◆ **Exercise description**: Without the pictures, reproduce the records that follow exactly.
Begin Data section
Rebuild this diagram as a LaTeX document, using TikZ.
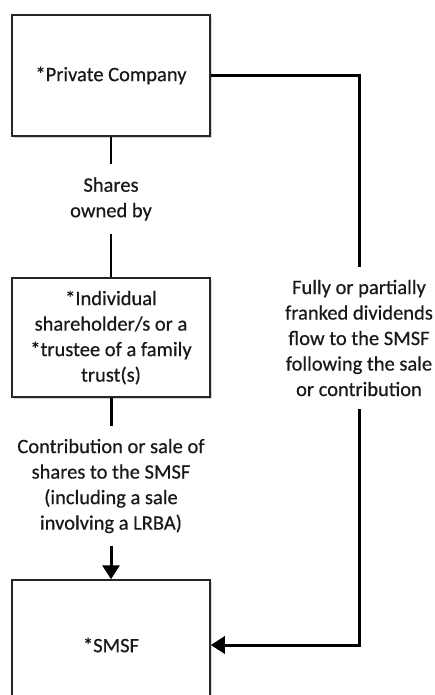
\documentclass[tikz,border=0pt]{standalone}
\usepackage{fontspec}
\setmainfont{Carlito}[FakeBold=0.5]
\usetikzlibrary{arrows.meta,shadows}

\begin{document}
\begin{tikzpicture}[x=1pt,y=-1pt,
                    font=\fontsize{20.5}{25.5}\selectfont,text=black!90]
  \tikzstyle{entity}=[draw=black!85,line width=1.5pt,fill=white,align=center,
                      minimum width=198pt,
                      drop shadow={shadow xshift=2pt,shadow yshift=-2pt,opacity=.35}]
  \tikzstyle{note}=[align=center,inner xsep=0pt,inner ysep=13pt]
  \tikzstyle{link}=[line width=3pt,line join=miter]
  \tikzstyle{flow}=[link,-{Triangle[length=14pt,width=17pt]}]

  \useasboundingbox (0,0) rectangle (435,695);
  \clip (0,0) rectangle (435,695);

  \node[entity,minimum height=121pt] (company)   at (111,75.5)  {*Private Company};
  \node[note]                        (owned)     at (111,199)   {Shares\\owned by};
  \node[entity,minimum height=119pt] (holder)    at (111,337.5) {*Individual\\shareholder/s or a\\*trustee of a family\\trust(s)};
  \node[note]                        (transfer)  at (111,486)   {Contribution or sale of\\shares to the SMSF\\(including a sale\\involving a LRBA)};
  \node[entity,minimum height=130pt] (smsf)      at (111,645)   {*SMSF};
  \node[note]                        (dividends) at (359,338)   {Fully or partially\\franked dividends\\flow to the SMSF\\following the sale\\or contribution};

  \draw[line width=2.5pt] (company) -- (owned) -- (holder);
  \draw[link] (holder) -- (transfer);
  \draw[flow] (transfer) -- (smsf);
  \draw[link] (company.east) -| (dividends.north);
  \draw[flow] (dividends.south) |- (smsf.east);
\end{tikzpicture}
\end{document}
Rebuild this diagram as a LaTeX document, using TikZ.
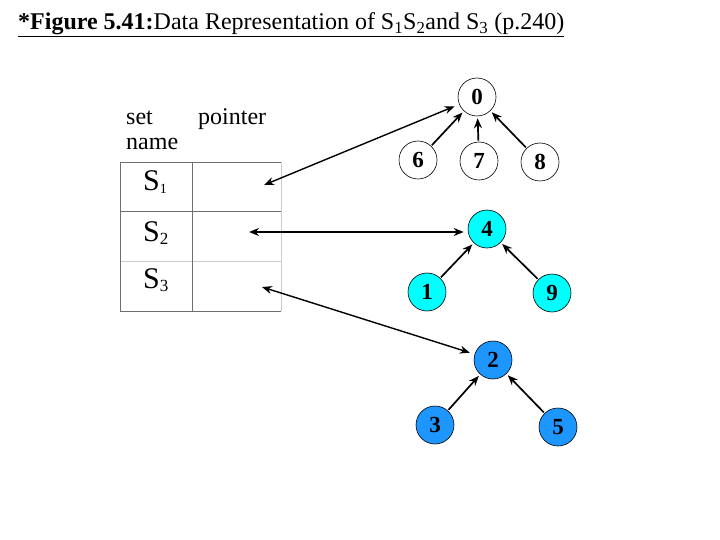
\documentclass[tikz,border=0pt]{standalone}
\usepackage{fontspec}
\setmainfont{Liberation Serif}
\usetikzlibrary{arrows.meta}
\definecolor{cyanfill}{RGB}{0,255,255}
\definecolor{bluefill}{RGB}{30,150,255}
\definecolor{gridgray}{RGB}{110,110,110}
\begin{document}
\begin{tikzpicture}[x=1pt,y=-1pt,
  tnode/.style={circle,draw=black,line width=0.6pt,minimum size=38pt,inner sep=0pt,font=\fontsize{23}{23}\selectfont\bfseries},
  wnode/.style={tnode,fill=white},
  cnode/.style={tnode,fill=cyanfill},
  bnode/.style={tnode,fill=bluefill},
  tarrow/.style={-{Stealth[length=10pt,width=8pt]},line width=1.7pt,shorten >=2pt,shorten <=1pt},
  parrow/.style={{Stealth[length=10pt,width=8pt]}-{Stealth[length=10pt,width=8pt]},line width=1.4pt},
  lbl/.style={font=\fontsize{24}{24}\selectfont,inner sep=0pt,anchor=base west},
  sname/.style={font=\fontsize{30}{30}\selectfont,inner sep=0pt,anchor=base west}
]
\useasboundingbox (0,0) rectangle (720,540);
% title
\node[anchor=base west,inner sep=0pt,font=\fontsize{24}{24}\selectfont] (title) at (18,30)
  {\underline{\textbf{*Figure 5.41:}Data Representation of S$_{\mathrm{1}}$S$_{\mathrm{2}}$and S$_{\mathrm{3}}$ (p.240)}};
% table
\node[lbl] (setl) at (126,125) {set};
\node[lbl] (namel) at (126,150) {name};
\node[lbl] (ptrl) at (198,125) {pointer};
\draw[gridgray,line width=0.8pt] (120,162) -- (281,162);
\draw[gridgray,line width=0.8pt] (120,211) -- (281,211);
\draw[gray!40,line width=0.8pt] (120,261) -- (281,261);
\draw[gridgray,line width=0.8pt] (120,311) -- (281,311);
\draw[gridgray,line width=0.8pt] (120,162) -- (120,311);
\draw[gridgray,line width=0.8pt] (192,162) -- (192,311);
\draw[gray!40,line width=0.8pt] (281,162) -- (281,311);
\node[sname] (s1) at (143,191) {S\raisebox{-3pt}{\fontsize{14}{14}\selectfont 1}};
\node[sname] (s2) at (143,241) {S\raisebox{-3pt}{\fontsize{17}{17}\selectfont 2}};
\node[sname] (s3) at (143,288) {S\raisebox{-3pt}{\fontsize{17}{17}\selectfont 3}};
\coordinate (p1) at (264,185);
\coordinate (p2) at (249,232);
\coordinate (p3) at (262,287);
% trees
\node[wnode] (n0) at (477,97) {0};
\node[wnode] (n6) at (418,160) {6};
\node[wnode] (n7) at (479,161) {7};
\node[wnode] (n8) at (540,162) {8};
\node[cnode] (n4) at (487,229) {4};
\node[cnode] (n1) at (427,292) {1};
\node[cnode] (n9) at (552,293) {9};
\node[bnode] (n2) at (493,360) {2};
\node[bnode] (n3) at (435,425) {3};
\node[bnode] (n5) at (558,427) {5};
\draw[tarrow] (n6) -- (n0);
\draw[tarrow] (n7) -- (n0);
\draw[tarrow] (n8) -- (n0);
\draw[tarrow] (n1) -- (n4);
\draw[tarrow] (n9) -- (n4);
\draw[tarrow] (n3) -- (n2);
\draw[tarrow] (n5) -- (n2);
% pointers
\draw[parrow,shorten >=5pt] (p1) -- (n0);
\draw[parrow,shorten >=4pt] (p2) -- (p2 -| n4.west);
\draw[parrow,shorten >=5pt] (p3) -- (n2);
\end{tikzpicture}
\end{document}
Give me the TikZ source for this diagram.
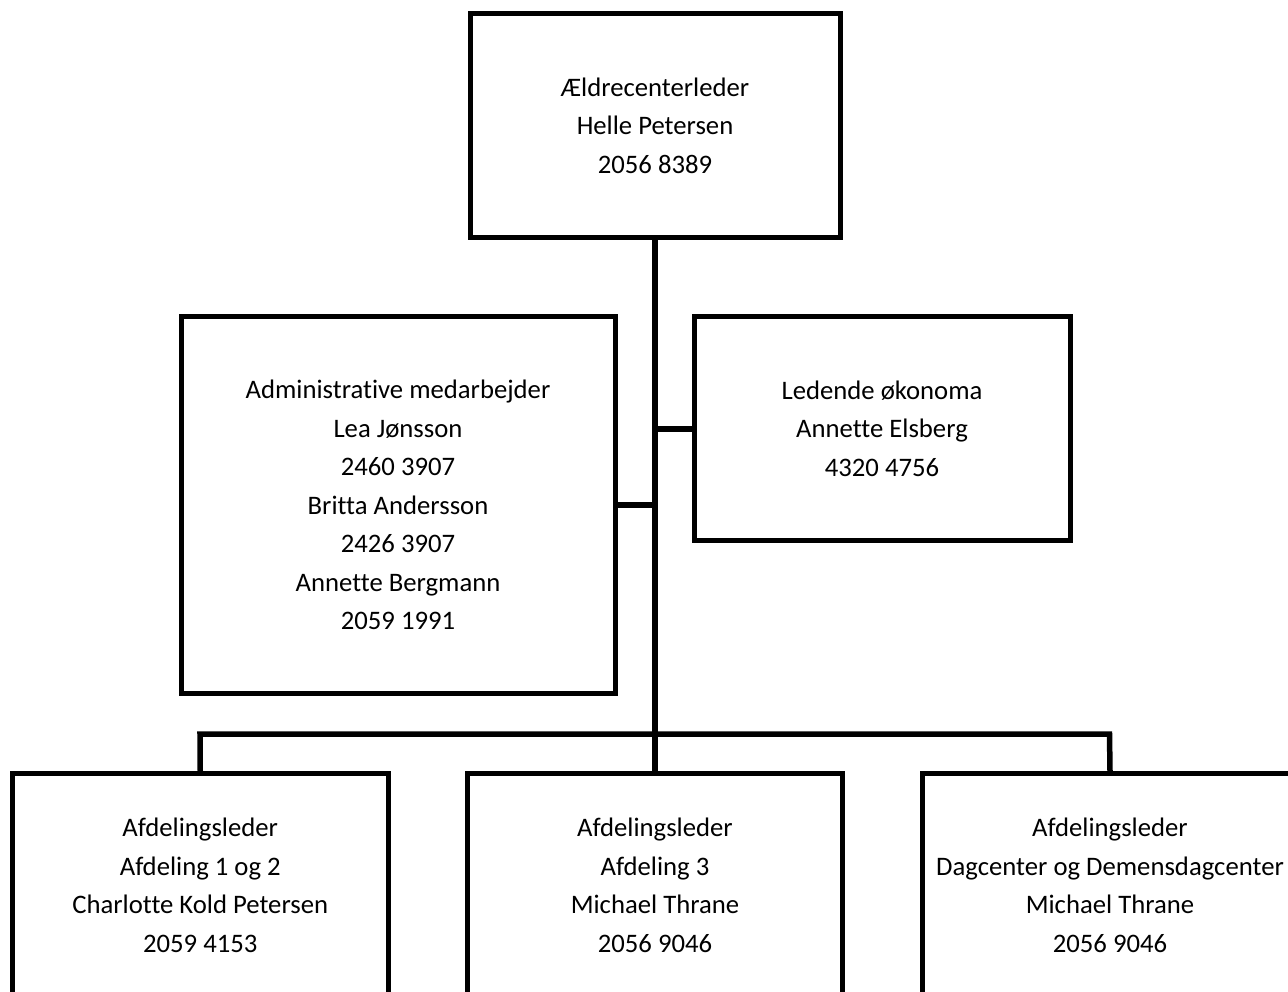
End Data section
◆ **Solution**:
Rebuild this diagram as a LaTeX document, using TikZ.
\documentclass[tikz,border=0pt]{standalone}
\usepackage{fontspec}
\setmainfont{Carlito}[FakeBold=0.5]
\usetikzlibrary{arrows.meta,shadows}

\begin{document}
\begin{tikzpicture}[x=1pt,y=-1pt,
                    font=\fontsize{20.5}{25.5}\selectfont,text=black!90]
  \tikzstyle{entity}=[draw=black!85,line width=1.5pt,fill=white,align=center,
                      minimum width=198pt,
                      drop shadow={shadow xshift=2pt,shadow yshift=-2pt,opacity=.35}]
  \tikzstyle{note}=[align=center,inner xsep=0pt,inner ysep=13pt]
  \tikzstyle{link}=[line width=3pt,line join=miter]
  \tikzstyle{flow}=[link,-{Triangle[length=14pt,width=17pt]}]

  \useasboundingbox (0,0) rectangle (435,695);
  \clip (0,0) rectangle (435,695);

  \node[entity,minimum height=121pt] (company)   at (111,75.5)  {*Private Company};
  \node[note]                        (owned)     at (111,199)   {Shares\\owned by};
  \node[entity,minimum height=119pt] (holder)    at (111,337.5) {*Individual\\shareholder/s or a\\*trustee of a family\\trust(s)};
  \node[note]                        (transfer)  at (111,486)   {Contribution or sale of\\shares to the SMSF\\(including a sale\\involving a LRBA)};
  \node[entity,minimum height=130pt] (smsf)      at (111,645)   {*SMSF};
  \node[note]                        (dividends) at (359,338)   {Fully or partially\\franked dividends\\flow to the SMSF\\following the sale\\or contribution};

  \draw[line width=2.5pt] (company) -- (owned) -- (holder);
  \draw[link] (holder) -- (transfer);
  \draw[flow] (transfer) -- (smsf);
  \draw[link] (company.east) -| (dividends.north);
  \draw[flow] (dividends.south) |- (smsf.east);
\end{tikzpicture}
\end{document}
Rebuild this diagram as a LaTeX document, using TikZ.
\documentclass[tikz,border=0pt]{standalone}
\usepackage{fontspec}
\setmainfont{Liberation Serif}
\usetikzlibrary{arrows.meta}
\definecolor{cyanfill}{RGB}{0,255,255}
\definecolor{bluefill}{RGB}{30,150,255}
\definecolor{gridgray}{RGB}{110,110,110}
\begin{document}
\begin{tikzpicture}[x=1pt,y=-1pt,
  tnode/.style={circle,draw=black,line width=0.6pt,minimum size=38pt,inner sep=0pt,font=\fontsize{23}{23}\selectfont\bfseries},
  wnode/.style={tnode,fill=white},
  cnode/.style={tnode,fill=cyanfill},
  bnode/.style={tnode,fill=bluefill},
  tarrow/.style={-{Stealth[length=10pt,width=8pt]},line width=1.7pt,shorten >=2pt,shorten <=1pt},
  parrow/.style={{Stealth[length=10pt,width=8pt]}-{Stealth[length=10pt,width=8pt]},line width=1.4pt},
  lbl/.style={font=\fontsize{24}{24}\selectfont,inner sep=0pt,anchor=base west},
  sname/.style={font=\fontsize{30}{30}\selectfont,inner sep=0pt,anchor=base west}
]
\useasboundingbox (0,0) rectangle (720,540);
% title
\node[anchor=base west,inner sep=0pt,font=\fontsize{24}{24}\selectfont] (title) at (18,30)
  {\underline{\textbf{*Figure 5.41:}Data Representation of S$_{\mathrm{1}}$S$_{\mathrm{2}}$and S$_{\mathrm{3}}$ (p.240)}};
% table
\node[lbl] (setl) at (126,125) {set};
\node[lbl] (namel) at (126,150) {name};
\node[lbl] (ptrl) at (198,125) {pointer};
\draw[gridgray,line width=0.8pt] (120,162) -- (281,162);
\draw[gridgray,line width=0.8pt] (120,211) -- (281,211);
\draw[gray!40,line width=0.8pt] (120,261) -- (281,261);
\draw[gridgray,line width=0.8pt] (120,311) -- (281,311);
\draw[gridgray,line width=0.8pt] (120,162) -- (120,311);
\draw[gridgray,line width=0.8pt] (192,162) -- (192,311);
\draw[gray!40,line width=0.8pt] (281,162) -- (281,311);
\node[sname] (s1) at (143,191) {S\raisebox{-3pt}{\fontsize{14}{14}\selectfont 1}};
\node[sname] (s2) at (143,241) {S\raisebox{-3pt}{\fontsize{17}{17}\selectfont 2}};
\node[sname] (s3) at (143,288) {S\raisebox{-3pt}{\fontsize{17}{17}\selectfont 3}};
\coordinate (p1) at (264,185);
\coordinate (p2) at (249,232);
\coordinate (p3) at (262,287);
% trees
\node[wnode] (n0) at (477,97) {0};
\node[wnode] (n6) at (418,160) {6};
\node[wnode] (n7) at (479,161) {7};
\node[wnode] (n8) at (540,162) {8};
\node[cnode] (n4) at (487,229) {4};
\node[cnode] (n1) at (427,292) {1};
\node[cnode] (n9) at (552,293) {9};
\node[bnode] (n2) at (493,360) {2};
\node[bnode] (n3) at (435,425) {3};
\node[bnode] (n5) at (558,427) {5};
\draw[tarrow] (n6) -- (n0);
\draw[tarrow] (n7) -- (n0);
\draw[tarrow] (n8) -- (n0);
\draw[tarrow] (n1) -- (n4);
\draw[tarrow] (n9) -- (n4);
\draw[tarrow] (n3) -- (n2);
\draw[tarrow] (n5) -- (n2);
% pointers
\draw[parrow,shorten >=5pt] (p1) -- (n0);
\draw[parrow,shorten >=4pt] (p2) -- (p2 -| n4.west);
\draw[parrow,shorten >=5pt] (p3) -- (n2);
\end{tikzpicture}
\end{document}
Give me the TikZ source for this diagram.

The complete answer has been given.